The detailed technical analysis is available via Interesting Engineering, which confirmed that this system raised the usable signal rate from 72% to 91.1%, marking a significant gain in performance stability at long range.
Laser vs. Radio
While Starlink continues to expand its LEO network, offering internet access with median download speeds around 67 Mbps, the Chinese test proposes a model that could scale more efficiently. Traditional satellite internet systems using RF signals are increasingly constrained by spectrum congestion and regulatory bottlenecks. Optical laser systems, by contrast, offer greater bandwidth, minimal interference, and narrower beam profiles, enabling targeted, high-capacity links.

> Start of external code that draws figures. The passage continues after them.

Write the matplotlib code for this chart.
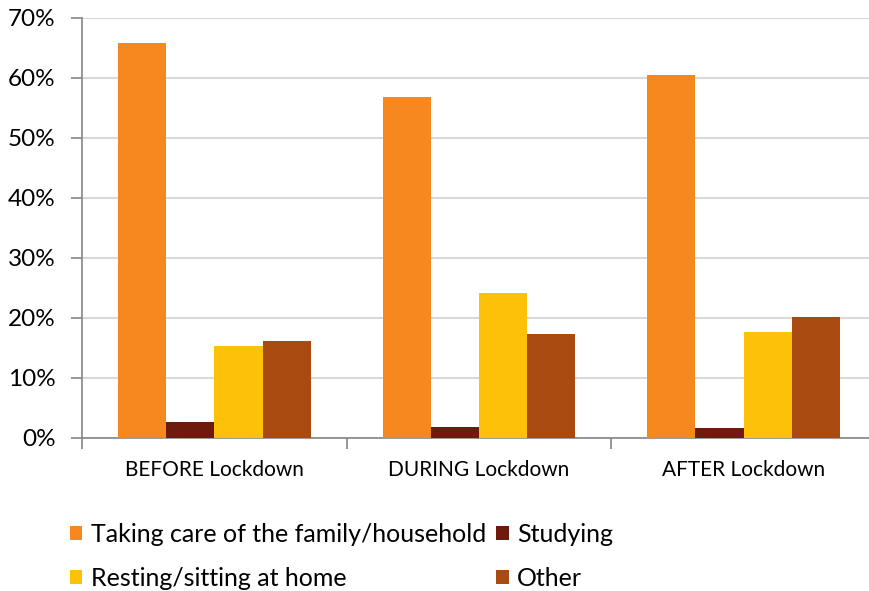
import numpy as np
import matplotlib
matplotlib.use("Agg")
import matplotlib.pyplot as plt
from matplotlib.ticker import FuncFormatter, FixedLocator

plt.rcParams['font.family'] = ['Lato', 'DejaVu Sans']

categories = ['BEFORE Lockdown', 'DURING Lockdown', 'AFTER Lockdown']
series_names = ['Taking care of the family/household', 'Studying',
                'Resting/sitting at home', 'Other']
care = [65.8, 56.8, 60.5]
studying = [2.7, 1.8, 1.7]
resting = [15.3, 24.2, 17.7]
other = [16.2, 17.3, 20.2]
colors = ['#F7881F', '#6E1B0E', '#FDC10A', '#A94A10']

fig = plt.figure(figsize=(8.69, 5.91), dpi=100)
# axes spans past the right edge like the original
ax = fig.add_axes([82 / 869, 1 - 438 / 591, 794 / 869, 420 / 591])

x = np.arange(len(categories))
w = 0.182
values = [care, studying, resting, other]
handles = []
for i, (vals, c) in enumerate(zip(values, colors)):
    h = ax.bar(x + (i - 1.5) * w, vals, width=w, color=c, zorder=3)
    handles.append(h)

ax.set_xlim(-0.5, 2.5)
ax.set_ylim(0, 70)
ax.yaxis.set_major_locator(FixedLocator(np.arange(0, 71, 10)))
ax.yaxis.set_major_formatter(FuncFormatter(lambda v, p: f"{int(v)}%"))
ax.grid(axis='y', color='#D9D9D9', linewidth=1.5, zorder=0)

ax.set_xticks(x)
ax.set_xticklabels(categories, fontsize=15)
ax.set_xticks([-0.5, 0.5, 1.5, 2.5], minor=True)
ax.tick_params(axis='x', which='major', length=0, pad=16)
ax.tick_params(axis='x', which='minor', length=8, width=1.2, color='#868686', direction='out')
ax.tick_params(axis='y', length=8, width=1.2, color='#868686', labelsize=17.5, pad=11)

for s in ['top', 'right']:
    ax.spines[s].set_visible(False)
for s in ['left', 'bottom']:
    ax.spines[s].set_color('#868686')
    ax.spines[s].set_linewidth(1.2)

# legend fills column by column: row 1 = care, studying; row 2 = resting, other
order = [0, 2, 1, 3]
fig.legend([handles[i] for i in order], [series_names[i] for i in order],
           ncol=2, loc='upper left', bbox_to_anchor=(47 / 869, 1 - 500 / 591),
           frameon=False, fontsize=18, handlelength=0.5, handleheight=0.5,
           handletextpad=0.35, columnspacing=0.4, labelspacing=0.85)

fig.savefig('out.png', dpi=100)
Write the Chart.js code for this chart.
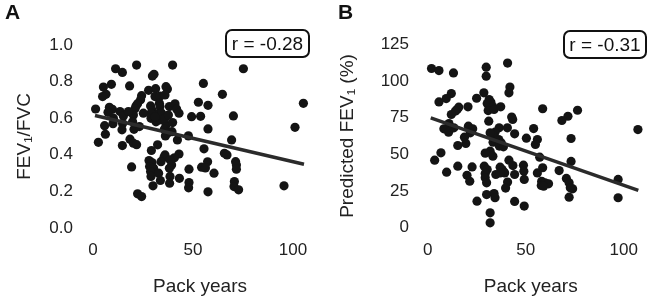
<!DOCTYPE html>
<html>
<head>
<meta charset="utf-8">
<script src="https://cdn.jsdelivr.net/npm/chart.js@4"></script>
<style>
  html, body { margin: 0; padding: 0; background: #fff; }
  body { width: 648px; height: 304px; position: relative; overflow: hidden; font-family: "Liberation Sans", Arial, sans-serif; color: #222; }
  .wrap { position: absolute; top: 0; width: 324px; height: 304px; }
  .panel { position: absolute; top: 0px; font-weight: bold; font-size: 21px; color: #111; }
  .rbox { position: absolute; border: 2px solid #111; border-radius: 7px; font-size: 19px; color: #111;
          box-sizing: border-box; text-align: center; line-height: 25px; }
</style>
</head>
<body>
<div class="wrap" style="left:0"><canvas id="cA" width="324" height="304"></canvas></div>
<div class="wrap" style="left:324px"><canvas id="cB" width="324" height="304"></canvas></div>
<div class="panel" style="left:5px">A</div>
<div class="panel" style="left:338px">B</div>
<div class="rbox" style="left:225px; top:29px; width:85px; height:29px;">r = -0.28</div>
<div class="rbox" style="left:563px; top:30px; width:84px; height:29px;">r = -0.31</div>
<script>
// ---- Panel A data: pack years vs FEV1/FVC ----
const packA = [11.3,14.7,21.8,39.8,75.2,29.7,30.5,5.2,9.2,18.3,6.5,4.8,27.8,31.3,36.5,37.2,55.2,64.7,24.3,23.8,31,33.5,36,52.7,57.5,105.2,1.3,8.2,9.7,7.5,13.5,15.2,21.5,22.3,21,28.8,33.2,29.7,33.5,38.2,41,41.8,43,49.3,53.8,70.2,5.8,10,14.8,20.2,19.8,20.5,29,32.3,29,33.2,31.5,36.5,35.7,37.2,39.8,39.5,57.5,101,6.2,2.7,14.5,18.5,20.2,21.8,14.7,32.3,36.2,37.2,42.2,47.7,69.3,55.5,29.2,36,35.5,43,40.7,65.7,67,28,29.5,28.3,30.3,28.8,29,32.8,34,38.5,39.3,38.2,57.3,54.3,56.2,60.5,48,71.3,71.7,71.7,19.3,33.7,38.5,38.3,43.2,30,48,47.8,70.7,70.5,72.8,57.5,95.5,22.3,24.3,10.2,25.2,34.3,36,17.7,31,37.7,23.2];
const fevFvcA = [0.87,0.85,0.89,0.89,0.87,0.83,0.84,0.77,0.785,0.776,0.73,0.718,0.752,0.761,0.772,0.76,0.79,0.73,0.723,0.70,0.718,0.721,0.727,0.687,0.67,0.681,0.65,0.659,0.648,0.632,0.636,0.612,0.667,0.679,0.652,0.667,0.681,0.641,0.663,0.663,0.678,0.65,0.627,0.608,0.61,0.612,0.559,0.57,0.57,0.617,0.58,0.539,0.599,0.621,0.627,0.59,0.58,0.563,0.539,0.526,0.576,0.526,0.541,0.55,0.512,0.468,0.536,0.485,0.463,0.455,0.45,0.454,0.503,0.517,0.481,0.503,0.481,0.432,0.423,0.399,0.386,0.404,0.383,0.408,0.399,0.368,0.357,0.335,0.326,0.308,0.281,0.299,0.362,0.372,0.344,0.326,0.361,0.332,0.328,0.299,0.321,0.362,0.344,0.321,0.333,0.259,0.281,0.244,0.271,0.23,0.248,0.219,0.253,0.226,0.208,0.197,0.23,0.186,0.171,0.60,0.627,0.627,0.60,0.636,0.608,0.617,0.554];
const fitPackA = [1, 105.5];
const fitFevFvcA = [0.614, 0.348];
const yTicksA = [0, 0.2, 0.4, 0.6, 0.8, 1.0];

// ---- Panel B data: pack years vs predicted FEV1 (%) ----
const packB = [1.9,5.7,13.1,29.8,29.8,40.7,41.9,41.4,12.0,9.4,5.7,28.6,24.9,31.3,32.2,30.3,33.2,30.8,33.8,37.2,15.0,15.8,14.1,20.5,58.6,76.4,71.5,68.4,10.8,8.2,10.6,13.3,43.3,42.8,31.1,20.7,22.9,21.7,18.7,36.4,40.6,54.0,107.2,73.1,44.3,34.3,33.3,33.3,36.2,37.5,36.5,38.6,50.3,55.9,54.9,19.4,15.3,31.8,29.3,33.2,6.7,3.5,57.1,41.4,43.4,48.8,73.1,36.9,37.9,38.9,34.7,39.2,36.9,28.8,30.3,29.3,29.3,30.0,15.3,22.6,20.0,21.4,9.6,44.3,49.0,49.2,55.9,58.6,67.0,70.7,72.1,73.9,72.7,58.1,57.9,59.8,61.6,59.1,40.7,39.7,30.0,33.8,34.3,25.1,44.3,49.2,72.1,97.1,97.1,31.8,31.8,12.0,31.8];
const predFev1B = [108.6,107.2,105.6,109.5,103.4,112.3,95.9,92.0,91.5,88.1,85.8,92.0,88.3,87.4,85.6,84.7,82.4,79.9,80.6,82.4,80.6,82.2,79.5,82.4,81.1,80.1,76.0,73.1,71.0,67.4,65.1,68.1,73.8,75.4,72.6,69.2,67.4,64.7,61.7,68.1,68.1,67.6,66.9,60.8,64.0,65.1,62.8,58.3,60.1,57.8,55.6,55.1,61.0,60.1,56.7,57.4,56.0,52.1,50.8,48.7,51.0,46.0,48.0,46.0,42.3,42.6,45.1,41.2,39.6,37.8,36.2,37.3,37.3,41.9,39.6,36.9,33.9,30.5,41.9,41.4,35.7,31.6,37.8,36.2,38.5,32.8,37.3,40.8,38.9,33.5,30.5,26.4,27.1,31.6,28.7,30.5,29.8,28.2,31.0,26.9,22.5,23.2,20.3,18.0,17.8,14.6,20.7,32.8,20.3,10.0,3.2,77.2,64.7];
const fitPackB = [1.5, 107.4];
const fitPredB = [74.9, 25.3];
const yTicksB = [0, 25, 50, 75, 100, 125];
const xTicks = [0, 50, 100];

Chart.defaults.font.family = '"Liberation Sans", Arial, sans-serif';
Chart.defaults.color = '#222';

function pts(xs, ys) { return xs.map((x, i) => ({ x: x, y: ys[i] })); }

function makeChart(id, cfg) {
  return new Chart(document.getElementById(id), {
    type: 'scatter',
    data: {
      datasets: [
        { type: 'line', data: pts(cfg.fitX, cfg.fitY), borderColor: '#2b2b2b', borderWidth: 3.5,
          pointRadius: 0, fill: false, order: 0, tension: 0 },
        { data: pts(cfg.xs, cfg.ys), backgroundColor: '#141414', borderWidth: 0,
          pointRadius: 4.6, pointHoverRadius: 4.6, order: 1 }
      ]
    },
    options: {
      responsive: false,
      animation: false,
      devicePixelRatio: 1,
      layout: { padding: { top: cfg.padTop, right: cfg.padRight, left: 0, bottom: 0 } },
      plugins: { legend: { display: false }, tooltip: { enabled: false } },
      scales: {
        x: {
          type: 'linear', min: cfg.xMin, max: cfg.xMax,
          grid: { display: false, drawTicks: false }, border: { display: false },
          afterBuildTicks: s => { s.ticks = xTicks.map(v => ({ value: v })); },
          afterFit: s => { s.height = 67; },
          ticks: { padding: 3, font: { size: 17 }, color: '#222' },
          title: { display: true, text: 'Pack years', font: { size: 19 }, color: '#222',
                   padding: { top: 0, bottom: 6 } }
        },
        y: {
          type: 'linear', min: cfg.yMin, max: cfg.yMax,
          grid: { display: false, drawTicks: false }, border: { display: false },
          afterBuildTicks: s => { s.ticks = cfg.yTicks.map(v => ({ value: v })); },
          afterFit: s => { s.width = cfg.yWidth; },
          ticks: { padding: cfg.yPad, font: { size: 17 }, color: '#222', callback: cfg.fmt },
          title: { display: true, text: cfg.yTitle, font: { size: 19 }, color: '#222',
                   padding: { top: cfg.titlePad, bottom: 0 } }
        }
      }
    }
  });
}

makeChart('cA', {
  xs: packA, ys: fevFvcA, fitX: fitPackA, fitY: fitFevFvcA,
  xMin: -5, xMax: 112, yMin: -0.05, yMax: 1.05, yTicks: yTicksA,
  yWidth: 83, yPad: 10, padTop: 35.85, padRight: 7, titlePad: 13,
  yTitle: 'FEV\u2081/FVC', fmt: v => Number(v).toFixed(1)
});
makeChart('cB', {
  xs: packB, ys: predFev1B, fitX: fitPackB, fitY: fitPredB,
  xMin: -5, xMax: 110, yMin: -6.5, yMax: 131.5, yTicks: yTicksB,
  yWidth: 94, yPad: 9, padTop: 35, padRight: 2.2, titlePad: 12,
  yTitle: 'Predicted FEV\u2081 (%)', fmt: v => String(v)
});
</script>
</body>
</html>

More importantly, the laser-based method reduces dependence on power-heavy amplification systems. The Chinese satellite needed just 2 watts—roughly the output of a household LED bulb—to transmit high-speed data from over 36,000 kilometers, compared to the hundreds of watts typically required for RF-based systems over similar distances.
According to the Acta Optica Sinica, which published the study, the system used 357 micro-mirrors within the adaptive optics array to reshape the incoming signal distorted by Earth’s atmosphere. The resulting signal was sufficiently strong and stable to be processed and decoded in real time, despite natural environmental interference.
A Foundation for Defense and Deep Space Communications
The implications of this demonstration stretch far beyond civilian broadband. Reliable, low-error laser communication systems from geostationary orbit have direct applications in space-based command and control, military communications, and deep space telemetry.
Laser communication also offers reduced detection risk, making it an appealing choice for encrypted government transmissions. While the project was framed as a scientific demonstration, China’s broader investment in satellite-based infrastructure suggests long-term strategic ambitions.
Laser communications also support more responsive control over planetary missions, with potential benefits for upcoming Moon and Mars operations. Because of their low latency and error rates, such systems are ideal for high-value, real-time data streams where every bit counts—especially where RF interference or distance has traditionally hampered fidelity.
The core challenge now lies in scaling the system. China will need to deploy multiple high-orbit satellites equipped with precision optical payloads and maintain a reliable global network of receiving ground stations. But the cost-to-performance ratio of laser-based GEO systems could ultimately undercut LEO constellations that require thousands of satellites to maintain full coverage.